There are very friendly fora for academics to engage the wider public, including The Conversation and Monkey Cage. Media organisations are waking up to the need to engage more women experts, as Sophie Harman reported here recently. Some papers are also taking seriously the violence and misogyny directed at their columnists. I have had very positive experiences of working with journalists from some of these outlets in the past and have built trusting relationships with them. They would be my first port of call if I wanted to engage through the media about my research. But I also think we have to take seriously the need to engage beyond our usual circles. Recent commentary suggests that Brexit has exposed deepening divisions in British society. If we only engage with those who already think as we do, we reinforce those divisions. That does not mean we have to be accepting of online abuse. But I think we do have to understand what is driving it, and we can only do that through engagement and analysis.

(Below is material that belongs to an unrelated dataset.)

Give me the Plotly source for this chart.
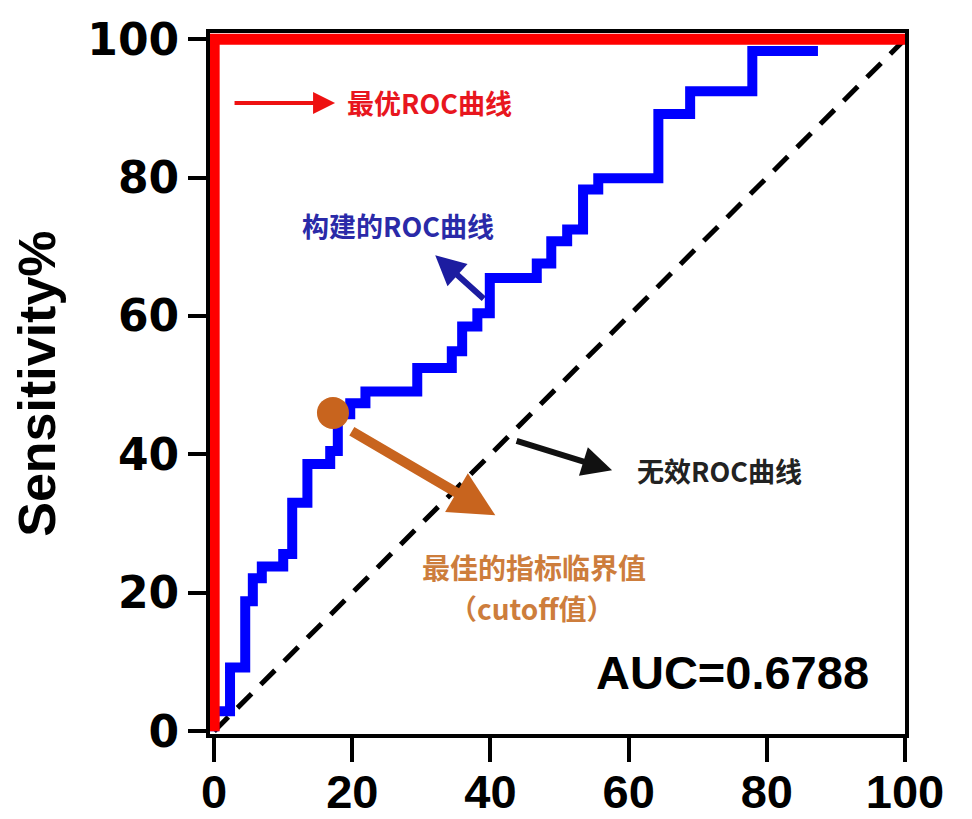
import plotly.graph_objects as go

# ---- data ----
fpr_built = [0, 0, 2.3, 4.5, 5.6, 6.9, 10.0, 11.3, 13.5, 16.8, 17.9, 19.7, 21.9,
             29.4, 34.4, 35.9, 38.1, 39.9, 46.7, 48.8, 51.1, 53.4, 55.6, 64.3,
             68.9, 77.9, 87.4]
sens_built = [0, 2.9, 9.2, 18.8, 22.1, 23.8, 25.6, 33.0, 38.6, 40.5, 45.8, 47.4, 49.1,
              52.5, 54.9, 58.5, 60.4, 65.5, 67.6, 70.8, 72.5, 78.3, 79.9, 89.2,
              92.5, 98.3, 98.3]
fpr_best = [0, 0, 100]
sens_best = [0, 100, 100]
fpr_null = [0, 100]
sens_null = [0, 100]
cutoff_x = [17.2]
cutoff_y = [46.0]
tick_vals = [0, 20, 40, 60, 80, 100]
tick_text = ["0", "20", "40", "60", "80", "100"]
auc_text = "AUC=0.6788"

fig = go.Figure()
fig.add_trace(go.Scatter(x=fpr_null, y=sens_null, mode="lines",
                         line=dict(color="black", width=5, dash="20px,13px"),
                         hoverinfo="skip", showlegend=False))
fig.add_trace(go.Scatter(x=fpr_built, y=sens_built, mode="lines",
                         line=dict(color="#0000ff", width=10, shape="hv"),
                         showlegend=False))
fig.add_trace(go.Scatter(x=fpr_best, y=sens_best, mode="lines",
                         line=dict(color="#ff0000", width=11),
                         showlegend=False))
fig.add_trace(go.Scatter(x=cutoff_x, y=cutoff_y, mode="markers",
                         marker=dict(color="#c8641e", size=32, line=dict(width=0)),
                         showlegend=False, cliponaxis=False))

cjk = "Noto Sans CJK SC"
ann = []
# red label + arrow
ann.append(dict(x=17.5, y=90.8, ax=-102, ay=0, text="", showarrow=True,
                arrowhead=2, arrowsize=1.1, arrowwidth=4, arrowcolor="#ee1111"))
ann.append(dict(x=19.0, y=90.8, text="最优ROC曲线", showarrow=False, xanchor="left",
                font=dict(family=cjk, size=27, color="#e8161e", weight="bold")))
# blue label + arrow
ann.append(dict(x=26.6, y=73.1, text="构建的ROC曲线", showarrow=False,
                font=dict(family=cjk, size=27, color="#2a2aa8", weight="bold")))
ann.append(dict(x=32.0, y=68.8, ax=50, ay=45, text="", showarrow=True,
                arrowhead=2, arrowsize=1.0, arrowwidth=6, arrowcolor="#1c1ca0"))
# black label + arrow
ann.append(dict(x=57.6, y=37.7, ax=-97, ay=-30, text="", showarrow=True,
                arrowhead=2, arrowsize=1.0, arrowwidth=6, arrowcolor="#111111"))
ann.append(dict(x=73.2, y=37.7, text="无效ROC曲线", showarrow=False,
                font=dict(family=cjk, size=27, color="#222222", weight="bold")))
# orange label + arrow
ann.append(dict(x=40.7, y=31.2, ax=-145, ay=-85, text="", showarrow=True,
                arrowhead=2, arrowsize=0.9, arrowwidth=10, arrowcolor="#c8641e"))
ann.append(dict(x=46.3, y=23.7, text="最佳的指标临界值", showarrow=False,
                font=dict(family=cjk, size=28, color="#cd7d3c", weight="bold")))
ann.append(dict(x=46.0, y=17.8, text="（cutoff值）", showarrow=False,
                font=dict(family=cjk, size=28, color="#cd7d3c", weight="bold")))
# AUC
ann.append(dict(x=75.0, y=8.5, text=auc_text, showarrow=False,
                font=dict(family="Liberation Sans", size=47, color="black", weight="bold")))
# y-axis title
ann.append(dict(xref="paper", yref="paper", x=-0.25, y=0.5, text="Sensitivity%",
                showarrow=False, textangle=-90, xanchor="center", yanchor="middle",
                font=dict(family="Liberation Sans", size=52, color="black", weight="bold")))

# page body has an 8px margin, so the figure is drawn 8px smaller to fit the window
fig.update_layout(
    width=964, height=811,
    margin=dict(l=202, r=67, t=25, b=85),
    paper_bgcolor="white", plot_bgcolor="white",
    annotations=ann,
    xaxis=dict(range=[-0.6, 100], tickvals=tick_vals, ticktext=tick_text,
               automargin=False,
               showgrid=False, zeroline=False, showline=True, linecolor="black",
               linewidth=4, mirror=True, ticks="outside", ticklen=24, tickwidth=4,
               tickcolor="black", ticklabelstandoff=-10,
               tickfont=dict(family="Liberation Sans", size=47, color="black", weight="bold")),
    yaxis=dict(range=[-0.4, 100.9], tickvals=tick_vals, ticktext=tick_text,
               automargin=False,
               showgrid=False, zeroline=False, showline=True, linecolor="black",
               linewidth=4, mirror=True, ticks="outside", ticklen=18, tickwidth=4,
               tickcolor="black",
               tickfont=dict(family="DejaVu Sans", size=44, color="black", weight="bold")),
)

fig.write_html("out.html")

‘Below the line comments’ and online trolling are ripe for research. I can envisage research projects which analyse online comments across several papers. We could explore how expert knowledge is treated, and whether the gender of the expert affects the nature of the comments. We could look at the treatment of MPs on a range of characteristics including gender, race, age, sexuality, as well as political party. We could categorise the comments as I have done, to determine trends in how ‘below the liners’ engage on a range of issues, and how they respond to different groups of people. The findings could be used to engage the media on the impact that particular representations of issues or people has on public opinion as expressed ‘below the line’. What if we could develop online, real-time tools that track and analyse the ‘below the line’ comments and social media responses, and could mirror these back to readers? This would serve as a real antidote to those who are dismissive of our claims that there is a lot of sexism and misogyny out there. The technologies are there to do this. Harnessing our skills, creativity and contacts to take this forward is the next step.